= Exercise =
Below is a listing to transcribe in full and exactly; keep the pictures out.

= Provided material =
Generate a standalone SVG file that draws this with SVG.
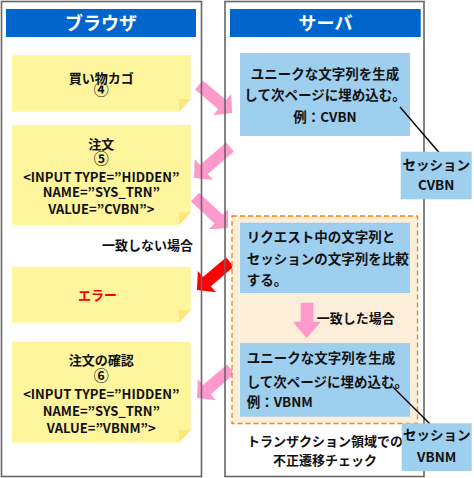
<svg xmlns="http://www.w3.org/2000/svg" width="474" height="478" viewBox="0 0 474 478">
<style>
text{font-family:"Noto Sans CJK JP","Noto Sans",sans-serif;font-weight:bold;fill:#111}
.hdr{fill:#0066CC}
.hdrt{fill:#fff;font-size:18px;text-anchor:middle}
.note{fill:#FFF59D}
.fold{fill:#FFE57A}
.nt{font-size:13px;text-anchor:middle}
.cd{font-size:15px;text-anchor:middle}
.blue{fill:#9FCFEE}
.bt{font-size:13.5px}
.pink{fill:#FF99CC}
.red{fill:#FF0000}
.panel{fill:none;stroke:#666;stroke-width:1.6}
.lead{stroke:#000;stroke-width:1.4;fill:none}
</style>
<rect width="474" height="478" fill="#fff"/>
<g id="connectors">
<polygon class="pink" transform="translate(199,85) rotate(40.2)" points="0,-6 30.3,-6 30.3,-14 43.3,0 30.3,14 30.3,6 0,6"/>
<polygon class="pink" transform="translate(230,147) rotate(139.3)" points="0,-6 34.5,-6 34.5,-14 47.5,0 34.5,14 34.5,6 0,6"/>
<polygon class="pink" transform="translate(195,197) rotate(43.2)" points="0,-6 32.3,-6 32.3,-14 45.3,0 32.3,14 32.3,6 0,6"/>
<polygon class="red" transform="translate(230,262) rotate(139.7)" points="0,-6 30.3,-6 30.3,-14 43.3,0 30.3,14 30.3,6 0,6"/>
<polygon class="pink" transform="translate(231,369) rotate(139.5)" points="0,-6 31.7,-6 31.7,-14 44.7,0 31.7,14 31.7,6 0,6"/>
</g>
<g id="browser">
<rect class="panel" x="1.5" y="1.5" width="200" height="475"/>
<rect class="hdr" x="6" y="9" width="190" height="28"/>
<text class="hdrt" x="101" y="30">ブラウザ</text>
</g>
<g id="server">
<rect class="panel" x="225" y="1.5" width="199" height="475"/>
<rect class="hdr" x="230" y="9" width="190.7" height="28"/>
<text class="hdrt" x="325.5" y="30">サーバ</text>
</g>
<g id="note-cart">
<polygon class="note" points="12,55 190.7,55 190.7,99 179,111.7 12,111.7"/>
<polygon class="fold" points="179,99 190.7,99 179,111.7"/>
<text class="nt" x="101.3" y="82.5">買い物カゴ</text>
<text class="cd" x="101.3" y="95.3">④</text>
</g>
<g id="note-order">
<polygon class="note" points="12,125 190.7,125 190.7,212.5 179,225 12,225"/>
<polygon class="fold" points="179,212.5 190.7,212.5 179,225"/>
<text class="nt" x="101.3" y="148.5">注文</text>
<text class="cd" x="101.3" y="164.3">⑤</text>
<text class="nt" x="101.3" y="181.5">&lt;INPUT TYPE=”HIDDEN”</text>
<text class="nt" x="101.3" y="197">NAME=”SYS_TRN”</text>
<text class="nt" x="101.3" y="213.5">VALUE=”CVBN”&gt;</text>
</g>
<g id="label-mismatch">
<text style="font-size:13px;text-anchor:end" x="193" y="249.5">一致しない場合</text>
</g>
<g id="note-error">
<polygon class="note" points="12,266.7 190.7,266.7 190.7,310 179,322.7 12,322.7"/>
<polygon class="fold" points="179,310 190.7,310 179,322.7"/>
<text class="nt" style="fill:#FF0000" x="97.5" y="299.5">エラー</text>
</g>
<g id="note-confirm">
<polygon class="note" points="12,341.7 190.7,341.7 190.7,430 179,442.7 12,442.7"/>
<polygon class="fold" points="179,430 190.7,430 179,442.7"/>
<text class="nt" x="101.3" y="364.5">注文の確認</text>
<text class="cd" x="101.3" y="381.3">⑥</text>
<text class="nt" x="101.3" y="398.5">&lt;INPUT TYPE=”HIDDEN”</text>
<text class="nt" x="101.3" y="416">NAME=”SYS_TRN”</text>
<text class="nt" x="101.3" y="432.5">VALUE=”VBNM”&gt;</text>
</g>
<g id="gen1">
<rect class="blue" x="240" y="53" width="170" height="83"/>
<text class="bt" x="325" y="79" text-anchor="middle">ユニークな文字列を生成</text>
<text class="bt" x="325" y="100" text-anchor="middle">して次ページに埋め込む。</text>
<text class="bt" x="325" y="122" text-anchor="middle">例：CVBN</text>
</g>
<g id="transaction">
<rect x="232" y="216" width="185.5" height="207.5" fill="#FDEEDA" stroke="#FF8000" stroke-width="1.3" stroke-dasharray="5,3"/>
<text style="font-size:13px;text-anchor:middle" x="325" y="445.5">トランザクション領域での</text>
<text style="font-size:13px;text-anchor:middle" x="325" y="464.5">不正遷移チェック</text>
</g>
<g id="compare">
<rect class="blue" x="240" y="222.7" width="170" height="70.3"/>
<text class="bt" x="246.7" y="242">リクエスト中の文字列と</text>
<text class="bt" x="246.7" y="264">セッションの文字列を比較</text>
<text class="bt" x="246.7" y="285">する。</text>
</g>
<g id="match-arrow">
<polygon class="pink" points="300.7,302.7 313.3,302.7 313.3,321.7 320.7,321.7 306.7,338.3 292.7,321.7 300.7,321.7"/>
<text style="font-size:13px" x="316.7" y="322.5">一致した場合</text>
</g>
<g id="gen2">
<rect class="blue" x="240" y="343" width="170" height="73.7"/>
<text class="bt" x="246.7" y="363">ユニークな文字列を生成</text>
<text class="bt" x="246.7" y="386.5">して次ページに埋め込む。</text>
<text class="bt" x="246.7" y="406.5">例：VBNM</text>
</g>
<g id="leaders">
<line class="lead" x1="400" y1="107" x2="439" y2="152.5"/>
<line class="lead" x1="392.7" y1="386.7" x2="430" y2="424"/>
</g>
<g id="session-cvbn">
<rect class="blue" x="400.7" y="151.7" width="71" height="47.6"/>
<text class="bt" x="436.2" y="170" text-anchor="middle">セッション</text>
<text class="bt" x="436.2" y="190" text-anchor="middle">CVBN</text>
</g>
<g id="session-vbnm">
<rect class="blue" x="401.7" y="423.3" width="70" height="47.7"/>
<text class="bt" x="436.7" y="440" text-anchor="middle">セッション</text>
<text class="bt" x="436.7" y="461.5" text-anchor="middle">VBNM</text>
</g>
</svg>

= Result of the task =
Generate a standalone SVG file that draws this with SVG.
<svg xmlns="http://www.w3.org/2000/svg" width="474" height="478" viewBox="0 0 474 478">
<style>
text{font-family:"Noto Sans CJK JP","Noto Sans",sans-serif;font-weight:bold;fill:#111}
.hdr{fill:#0066CC}
.hdrt{fill:#fff;font-size:18px;text-anchor:middle}
.note{fill:#FFF59D}
.fold{fill:#FFE57A}
.nt{font-size:13px;text-anchor:middle}
.cd{font-size:15px;text-anchor:middle}
.blue{fill:#9FCFEE}
.bt{font-size:13.5px}
.pink{fill:#FF99CC}
.red{fill:#FF0000}
.panel{fill:none;stroke:#666;stroke-width:1.6}
.lead{stroke:#000;stroke-width:1.4;fill:none}
</style>
<rect width="474" height="478" fill="#fff"/>
<g id="connectors">
<polygon class="pink" transform="translate(199,85) rotate(40.2)" points="0,-6 30.3,-6 30.3,-14 43.3,0 30.3,14 30.3,6 0,6"/>
<polygon class="pink" transform="translate(230,147) rotate(139.3)" points="0,-6 34.5,-6 34.5,-14 47.5,0 34.5,14 34.5,6 0,6"/>
<polygon class="pink" transform="translate(195,197) rotate(43.2)" points="0,-6 32.3,-6 32.3,-14 45.3,0 32.3,14 32.3,6 0,6"/>
<polygon class="red" transform="translate(230,262) rotate(139.7)" points="0,-6 30.3,-6 30.3,-14 43.3,0 30.3,14 30.3,6 0,6"/>
<polygon class="pink" transform="translate(231,369) rotate(139.5)" points="0,-6 31.7,-6 31.7,-14 44.7,0 31.7,14 31.7,6 0,6"/>
</g>
<g id="browser">
<rect class="panel" x="1.5" y="1.5" width="200" height="475"/>
<rect class="hdr" x="6" y="9" width="190" height="28"/>
<text class="hdrt" x="101" y="30">ブラウザ</text>
</g>
<g id="server">
<rect class="panel" x="225" y="1.5" width="199" height="475"/>
<rect class="hdr" x="230" y="9" width="190.7" height="28"/>
<text class="hdrt" x="325.5" y="30">サーバ</text>
</g>
<g id="note-cart">
<polygon class="note" points="12,55 190.7,55 190.7,99 179,111.7 12,111.7"/>
<polygon class="fold" points="179,99 190.7,99 179,111.7"/>
<text class="nt" x="101.3" y="82.5">買い物カゴ</text>
<text class="cd" x="101.3" y="95.3">④</text>
</g>
<g id="note-order">
<polygon class="note" points="12,125 190.7,125 190.7,212.5 179,225 12,225"/>
<polygon class="fold" points="179,212.5 190.7,212.5 179,225"/>
<text class="nt" x="101.3" y="148.5">注文</text>
<text class="cd" x="101.3" y="164.3">⑤</text>
<text class="nt" x="101.3" y="181.5">&lt;INPUT TYPE=”HIDDEN”</text>
<text class="nt" x="101.3" y="197">NAME=”SYS_TRN”</text>
<text class="nt" x="101.3" y="213.5">VALUE=”CVBN”&gt;</text>
</g>
<g id="label-mismatch">
<text style="font-size:13px;text-anchor:end" x="193" y="249.5">一致しない場合</text>
</g>
<g id="note-error">
<polygon class="note" points="12,266.7 190.7,266.7 190.7,310 179,322.7 12,322.7"/>
<polygon class="fold" points="179,310 190.7,310 179,322.7"/>
<text class="nt" style="fill:#FF0000" x="97.5" y="299.5">エラー</text>
</g>
<g id="note-confirm">
<polygon class="note" points="12,341.7 190.7,341.7 190.7,430 179,442.7 12,442.7"/>
<polygon class="fold" points="179,430 190.7,430 179,442.7"/>
<text class="nt" x="101.3" y="364.5">注文の確認</text>
<text class="cd" x="101.3" y="381.3">⑥</text>
<text class="nt" x="101.3" y="398.5">&lt;INPUT TYPE=”HIDDEN”</text>
<text class="nt" x="101.3" y="416">NAME=”SYS_TRN”</text>
<text class="nt" x="101.3" y="432.5">VALUE=”VBNM”&gt;</text>
</g>
<g id="gen1">
<rect class="blue" x="240" y="53" width="170" height="83"/>
<text class="bt" x="325" y="79" text-anchor="middle">ユニークな文字列を生成</text>
<text class="bt" x="325" y="100" text-anchor="middle">して次ページに埋め込む。</text>
<text class="bt" x="325" y="122" text-anchor="middle">例：CVBN</text>
</g>
<g id="transaction">
<rect x="232" y="216" width="185.5" height="207.5" fill="#FDEEDA" stroke="#FF8000" stroke-width="1.3" stroke-dasharray="5,3"/>
<text style="font-size:13px;text-anchor:middle" x="325" y="445.5">トランザクション領域での</text>
<text style="font-size:13px;text-anchor:middle" x="325" y="464.5">不正遷移チェック</text>
</g>
<g id="compare">
<rect class="blue" x="240" y="222.7" width="170" height="70.3"/>
<text class="bt" x="246.7" y="242">リクエスト中の文字列と</text>
<text class="bt" x="246.7" y="264">セッションの文字列を比較</text>
<text class="bt" x="246.7" y="285">する。</text>
</g>
<g id="match-arrow">
<polygon class="pink" points="300.7,302.7 313.3,302.7 313.3,321.7 320.7,321.7 306.7,338.3 292.7,321.7 300.7,321.7"/>
<text style="font-size:13px" x="316.7" y="322.5">一致した場合</text>
</g>
<g id="gen2">
<rect class="blue" x="240" y="343" width="170" height="73.7"/>
<text class="bt" x="246.7" y="363">ユニークな文字列を生成</text>
<text class="bt" x="246.7" y="386.5">して次ページに埋め込む。</text>
<text class="bt" x="246.7" y="406.5">例：VBNM</text>
</g>
<g id="leaders">
<line class="lead" x1="400" y1="107" x2="439" y2="152.5"/>
<line class="lead" x1="392.7" y1="386.7" x2="430" y2="424"/>
</g>
<g id="session-cvbn">
<rect class="blue" x="400.7" y="151.7" width="71" height="47.6"/>
<text class="bt" x="436.2" y="170" text-anchor="middle">セッション</text>
<text class="bt" x="436.2" y="190" text-anchor="middle">CVBN</text>
</g>
<g id="session-vbnm">
<rect class="blue" x="401.7" y="423.3" width="70" height="47.7"/>
<text class="bt" x="436.7" y="440" text-anchor="middle">セッション</text>
<text class="bt" x="436.7" y="461.5" text-anchor="middle">VBNM</text>
</g>
</svg>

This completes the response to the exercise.